Lightfoot spent time on the Great Lakes himself, so he knew a little about the subject, and the song was very factual and timely, following the ship’s sinking by less than a year. But Lightfoot also takes some artistic license. For instance, when he sings Concluding some terms with a couple of steel firms/ When they left fully loaded for Cleveland/ Then later that night when the ship’s bell rang/ Could it be the north wind they’d been feelin’?, he was apparently trying to approximate a rhyme, as it was no secret the vessel was actually on its way to Detroit, not Cleveland. Lightfoot also makes an important character of the ship’s cook and what he told the men on board, where there actually would have been no way of knowing what the cook did or didn’t say or do on that fateful day.

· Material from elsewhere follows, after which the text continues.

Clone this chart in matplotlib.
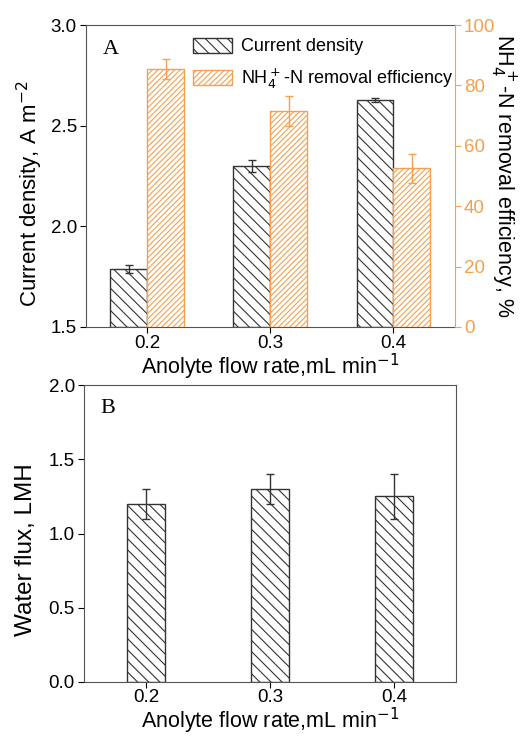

But Lightfoot’s embellishment only makes a good song even better.

This song also probably wouldn’t get past the first minute of a “pitch-to-publisher” session today, especially if it were accompanied by what would be a terrifyingly long lyric sheet. But each verse was important to the overall story, which might help explain why (at least most) radio programmers of the day found it in their hearts not to chop two or three verses to make way for more ads. And while many people believe that a song is supposed to say as much as possible in as few as words as necessary, there’s no reason for that to be a rule. Proust and Hugo certainly never let word limits stop them in their novels. This song was intended to be art first and commerce second, if at all.

Lightfoot has revised a couple lines through the years in live performances, but the tale he tells is still basically the same. “The Wreck of the Edmund Fitzgerald” holds up as one of the great story songs of all time, and probably the best thing to ever come from the pen of this songwriting legend.